**Aim**
Retype the entries, please, from their first line to the line containing "ax.set_ylim(10, 10000)", exactly and only those lines, minus the pictures.

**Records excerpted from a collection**
------------------------

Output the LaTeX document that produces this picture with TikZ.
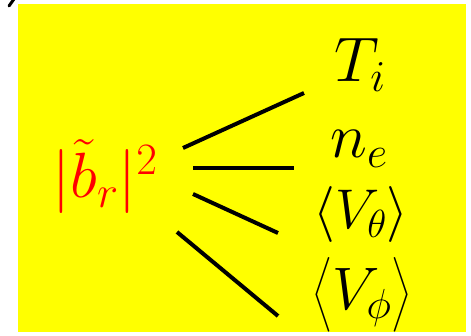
\RequirePackage{fix-cm}
\documentclass[tikz,border=0pt]{standalone}
\usepackage{amsmath}
\definecolor{bgyellow}{RGB}{255,255,0}
\definecolor{lblred}{RGB}{255,0,0}
\begin{document}
\begin{tikzpicture}[x=1pt,y=-1pt,
  link/.style={line width=4pt,black},
  lbl/.style={inner sep=0pt,anchor=base,font=\fontsize{56}{60}\selectfont},
  biglbl/.style={inner sep=0pt,anchor=base,font=\fontsize{63}{66}\selectfont},
  redlbl/.style={inner sep=0pt,anchor=base,text=lblred,font=\fontsize{64}{68}\selectfont}]
\useasboundingbox (0,0) rectangle (471,336);
\fill[bgyellow] (18,4) rectangle (466,332);
% cut-off glyph fragment at top-left
\begin{scope}
\clip (0,0) rectangle (30,20);
\draw[line width=3pt,line cap=round] (9,6) -- (14,-1);
\end{scope}
\node[redlbl] (src) at (105,198) {$\lvert\tilde{b}_r\rvert^2$};
\node[biglbl] (ti) at (360,82) {$T_i$};
\node[biglbl] (ne) at (359,158) {$n_e$};
\node[lbl] (vt) at (361,229) {$\langle V_\theta\rangle$};
\node[lbl,font=\fontsize{60}{64}\selectfont] (vp) at (362,310) {$\bigl\langle V_\phi\bigr\rangle$};
\coordinate (a1) at (183,148); \coordinate (b1) at (304,93);
\coordinate (a2) at (193,168); \coordinate (b2) at (294,168);
\coordinate (a3) at (193,194); \coordinate (b3) at (278,233);
\coordinate (a4) at (177,232); \coordinate (b4) at (278,316);
\draw[link] (a1) -- (b1);
\draw[link] (a2) -- (b2);
\draw[link] (a3) -- (b3);
\draw[link] (a4) -- (b4);
\end{tikzpicture}
\end{document}
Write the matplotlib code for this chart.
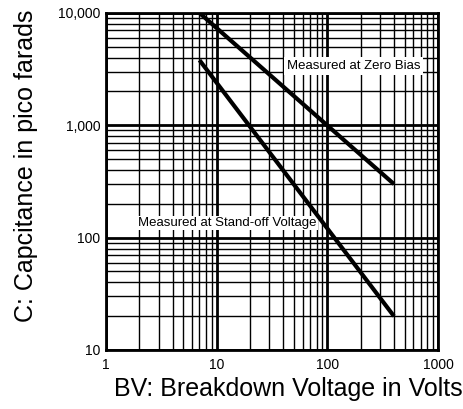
import matplotlib
matplotlib.use("Agg")
import matplotlib.pyplot as plt
from matplotlib.ticker import FixedLocator, LogLocator, NullFormatter

plt.rcParams['font.family'] = ['Liberation Sans', 'DejaVu Sans']

# curves (volts, picofarads)
bv_zero = [7, 400]
c_zero = [10000, 300]
bv_standoff = [7, 400]
c_standoff = [3800, 20]

x_ticks = [1, 10, 100, 1000]
x_labels = ["1", "10", "100", "1000"]
y_ticks = [10, 100, 1000, 10000]
y_labels = ["10", "100", "1,000", "10,000"]

fig = plt.figure(figsize=(4.64, 4.09), dpi=100)
ax = fig.add_axes([0.2284, 0.1443, 0.7155, 0.824])

ax.set_xscale("log")
ax.set_yscale("log")
ax.set_xlim(1, 1000)
ax.set_ylim(10, 10000)

ax.xaxis.set_major_locator(FixedLocator(x_ticks))
ax.yaxis.set_major_locator(FixedLocator(y_ticks))
ax.set_xticklabels(x_labels)
ax.set_yticklabels(y_labels)
ax.xaxis.set_minor_locator(LogLocator(base=10, subs=range(2, 10)))
ax.yaxis.set_minor_locator(LogLocator(base=10, subs=range(2, 10)))
ax.xaxis.set_minor_formatter(NullFormatter())
ax.yaxis.set_minor_formatter(NullFormatter())

ax.grid(which="major", color="black", lw=2.0)
ax.grid(which="minor", color="black", lw=1.0)
ax.set_axisbelow(True)
ax.tick_params(which="both", length=0, labelsize=10, colors="black")
ax.tick_params(axis="x", pad=6)
ax.tick_params(axis="y", pad=4)
for s in ax.spines.values():
    s.set_linewidth(2.0)

ax.plot(bv_zero, c_zero, color="black", lw=3, solid_capstyle="butt", zorder=3)
ax.plot(bv_standoff, c_standoff, color="black", lw=3, solid_capstyle="butt", zorder=3)

ax.text(43, 3380, "Measured at Zero Bias", fontsize=9.5, va="center", ha="left",
        bbox=dict(facecolor="white", edgecolor="none", pad=2), zorder=4)
ax.text(1.95, 135, "Measured at Stand-off Voltage", fontsize=9.5, va="center", ha="left",
        bbox=dict(facecolor="white", edgecolor="none", pad=1), zorder=2)

ax.set_xlabel("BV: Breakdown Voltage in Volts", fontsize=18)
ax.set_ylabel("C: Capcitance in pico farads", fontsize=18)
ax.xaxis.set_label_coords(0.548, -0.08)
ax.yaxis.set_label_coords(-0.205, 0.546)

fig.savefig("out.png", dpi=100)
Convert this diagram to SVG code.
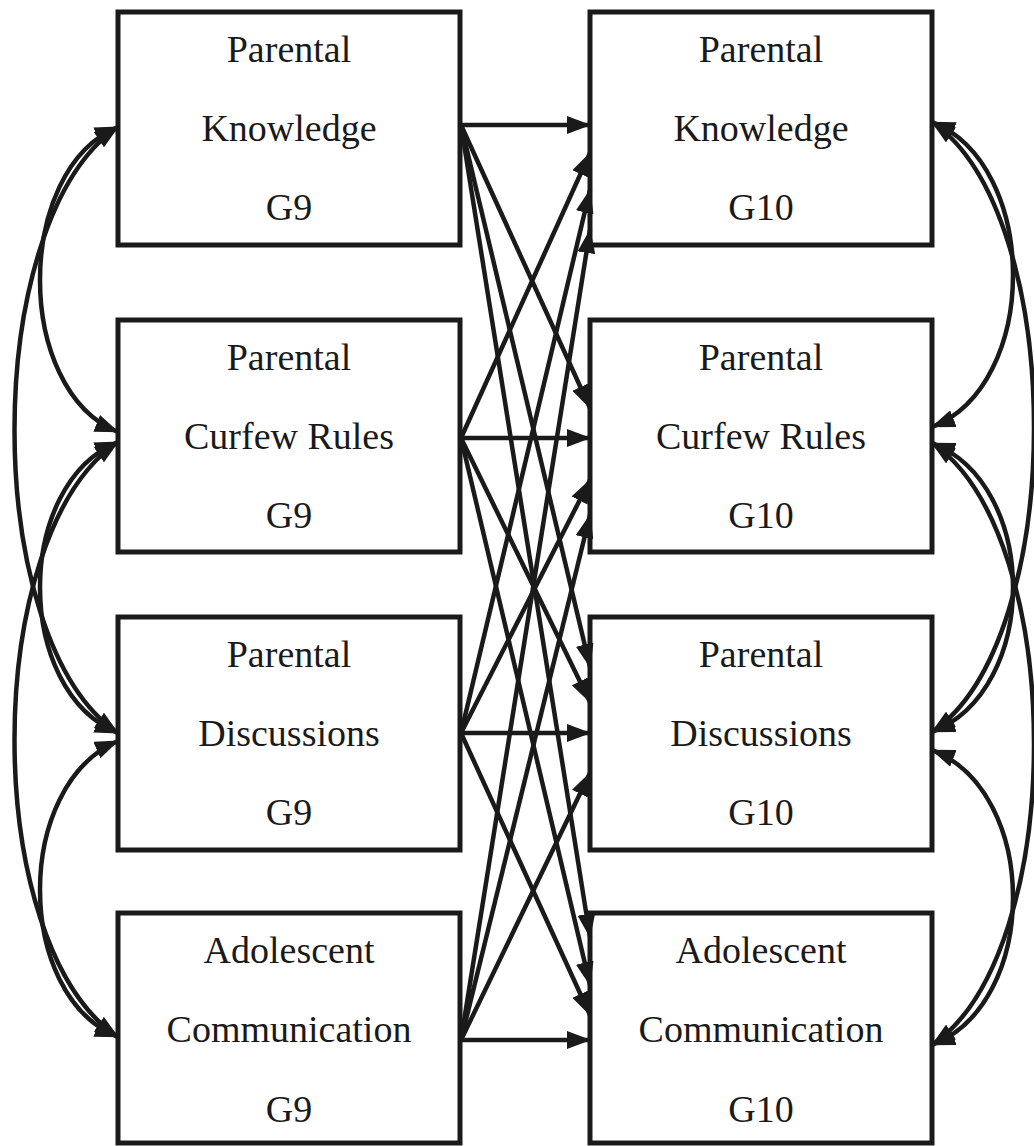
<svg xmlns="http://www.w3.org/2000/svg" width="1034" height="1146" viewBox="0 0 1034 1146">
<defs>
<marker id="ah" viewBox="0 0 24 18" refX="23" refY="9" markerWidth="24" markerHeight="18" markerUnits="userSpaceOnUse" orient="auto-start-reverse">
<path d="M0,0 L24,9 L0,18 z" fill="#1a1a1a"/>
</marker>
<style>
.box{fill:#fff;stroke:#1a1a1a;stroke-width:5}
.t{font-size:38px;fill:#1a1a1a;text-anchor:middle}
.ln{stroke:#1a1a1a;stroke-width:4.5;fill:none;marker-end:url(#ah)}
.cv{stroke:#1a1a1a;stroke-width:4.5;fill:none;marker-start:url(#ah);marker-end:url(#ah)}
</style>
</defs>
<rect width="1034" height="1146" fill="#fff"/>
<g font-family="Liberation Serif, DejaVu Serif, serif">
<g id="pk9"><rect class="box" x="118" y="12" width="342" height="233"/><text class="t" x="289" y="62">Parental</text><text class="t" x="289" y="141">Knowledge</text><text class="t" x="289" y="220">G9</text></g>
<g id="pc9"><rect class="box" x="118" y="320" width="342" height="232"/><text class="t" x="289" y="370">Parental</text><text class="t" x="289" y="449">Curfew Rules</text><text class="t" x="289" y="528">G9</text></g>
<g id="pd9"><rect class="box" x="118" y="617" width="342" height="233"/><text class="t" x="289" y="667">Parental</text><text class="t" x="289" y="746">Discussions</text><text class="t" x="289" y="825">G9</text></g>
<g id="ac9"><rect class="box" x="118" y="913" width="342" height="230"/><text class="t" x="289" y="963">Adolescent</text><text class="t" x="289" y="1042">Communication</text><text class="t" x="289" y="1122">G9</text></g>
<g id="pk10"><rect class="box" x="590" y="12" width="342" height="233"/><text class="t" x="761" y="62">Parental</text><text class="t" x="761" y="141">Knowledge</text><text class="t" x="761" y="220">G10</text></g>
<g id="pc10"><rect class="box" x="590" y="320" width="342" height="232"/><text class="t" x="761" y="370">Parental</text><text class="t" x="761" y="449">Curfew Rules</text><text class="t" x="761" y="528">G10</text></g>
<g id="pd10"><rect class="box" x="590" y="617" width="342" height="233"/><text class="t" x="761" y="667">Parental</text><text class="t" x="761" y="746">Discussions</text><text class="t" x="761" y="825">G10</text></g>
<g id="ac10"><rect class="box" x="590" y="913" width="342" height="230"/><text class="t" x="761" y="963">Adolescent</text><text class="t" x="761" y="1042">Communication</text><text class="t" x="761" y="1122">G10</text></g>
</g>
<g id="connectors">
<line class="ln" x1="461" y1="125" x2="590" y2="125"/>
<line class="ln" x1="461" y1="125" x2="590" y2="408"/>
<line class="ln" x1="461" y1="125" x2="590" y2="667"/>
<line class="ln" x1="461" y1="125" x2="590" y2="937"/>
<line class="ln" x1="461" y1="438" x2="590" y2="153"/>
<line class="ln" x1="461" y1="438" x2="590" y2="438"/>
<line class="ln" x1="461" y1="438" x2="590" y2="702"/>
<line class="ln" x1="461" y1="438" x2="590" y2="985"/>
<line class="ln" x1="461" y1="733" x2="590" y2="190"/>
<line class="ln" x1="461" y1="733" x2="590" y2="480"/>
<line class="ln" x1="461" y1="733" x2="590" y2="733"/>
<line class="ln" x1="461" y1="733" x2="590" y2="1015"/>
<line class="ln" x1="461" y1="1040" x2="590" y2="230"/>
<line class="ln" x1="461" y1="1040" x2="590" y2="515"/>
<line class="ln" x1="461" y1="1040" x2="590" y2="773"/>
<line class="ln" x1="461" y1="1040" x2="590" y2="1040"/>
<path class="cv" d="M118,127 C14,170 14,390 118,432"/>
<path class="cv" d="M118,127 C-20,220 -20,640 118,733"/>
<path class="cv" d="M118,442 C14,485 14,690 118,733"/>
<path class="cv" d="M118,442 C-20,535 -20,945 118,1037"/>
<path class="cv" d="M118,741 C14,785 14,995 118,1037"/>
<path class="cv" d="M932,122 C1040,165 1040,385 932,427"/>
<path class="cv" d="M932,122 C1068,215 1068,640 932,732"/>
<path class="cv" d="M932,443 C1040,485 1040,690 932,732"/>
<path class="cv" d="M932,443 C1068,535 1068,953 932,1045"/>
<path class="cv" d="M932,750 C1040,792 1040,1003 932,1045"/>
</g>
</svg>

------------------------

**Correct result**
Output the LaTeX document that produces this picture with TikZ.
\RequirePackage{fix-cm}
\documentclass[tikz,border=0pt]{standalone}
\usepackage{amsmath}
\definecolor{bgyellow}{RGB}{255,255,0}
\definecolor{lblred}{RGB}{255,0,0}
\begin{document}
\begin{tikzpicture}[x=1pt,y=-1pt,
  link/.style={line width=4pt,black},
  lbl/.style={inner sep=0pt,anchor=base,font=\fontsize{56}{60}\selectfont},
  biglbl/.style={inner sep=0pt,anchor=base,font=\fontsize{63}{66}\selectfont},
  redlbl/.style={inner sep=0pt,anchor=base,text=lblred,font=\fontsize{64}{68}\selectfont}]
\useasboundingbox (0,0) rectangle (471,336);
\fill[bgyellow] (18,4) rectangle (466,332);
% cut-off glyph fragment at top-left
\begin{scope}
\clip (0,0) rectangle (30,20);
\draw[line width=3pt,line cap=round] (9,6) -- (14,-1);
\end{scope}
\node[redlbl] (src) at (105,198) {$\lvert\tilde{b}_r\rvert^2$};
\node[biglbl] (ti) at (360,82) {$T_i$};
\node[biglbl] (ne) at (359,158) {$n_e$};
\node[lbl] (vt) at (361,229) {$\langle V_\theta\rangle$};
\node[lbl,font=\fontsize{60}{64}\selectfont] (vp) at (362,310) {$\bigl\langle V_\phi\bigr\rangle$};
\coordinate (a1) at (183,148); \coordinate (b1) at (304,93);
\coordinate (a2) at (193,168); \coordinate (b2) at (294,168);
\coordinate (a3) at (193,194); \coordinate (b3) at (278,233);
\coordinate (a4) at (177,232); \coordinate (b4) at (278,316);
\draw[link] (a1) -- (b1);
\draw[link] (a2) -- (b2);
\draw[link] (a3) -- (b3);
\draw[link] (a4) -- (b4);
\end{tikzpicture}
\end{document}
Write the matplotlib code for this chart.
import matplotlib
matplotlib.use("Agg")
import matplotlib.pyplot as plt
from matplotlib.ticker import FixedLocator, LogLocator, NullFormatter

plt.rcParams['font.family'] = ['Liberation Sans', 'DejaVu Sans']

# curves (volts, picofarads)
bv_zero = [7, 400]
c_zero = [10000, 300]
bv_standoff = [7, 400]
c_standoff = [3800, 20]

x_ticks = [1, 10, 100, 1000]
x_labels = ["1", "10", "100", "1000"]
y_ticks = [10, 100, 1000, 10000]
y_labels = ["10", "100", "1,000", "10,000"]

fig = plt.figure(figsize=(4.64, 4.09), dpi=100)
ax = fig.add_axes([0.2284, 0.1443, 0.7155, 0.824])

ax.set_xscale("log")
ax.set_yscale("log")
ax.set_xlim(1, 1000)
ax.set_ylim(10, 10000)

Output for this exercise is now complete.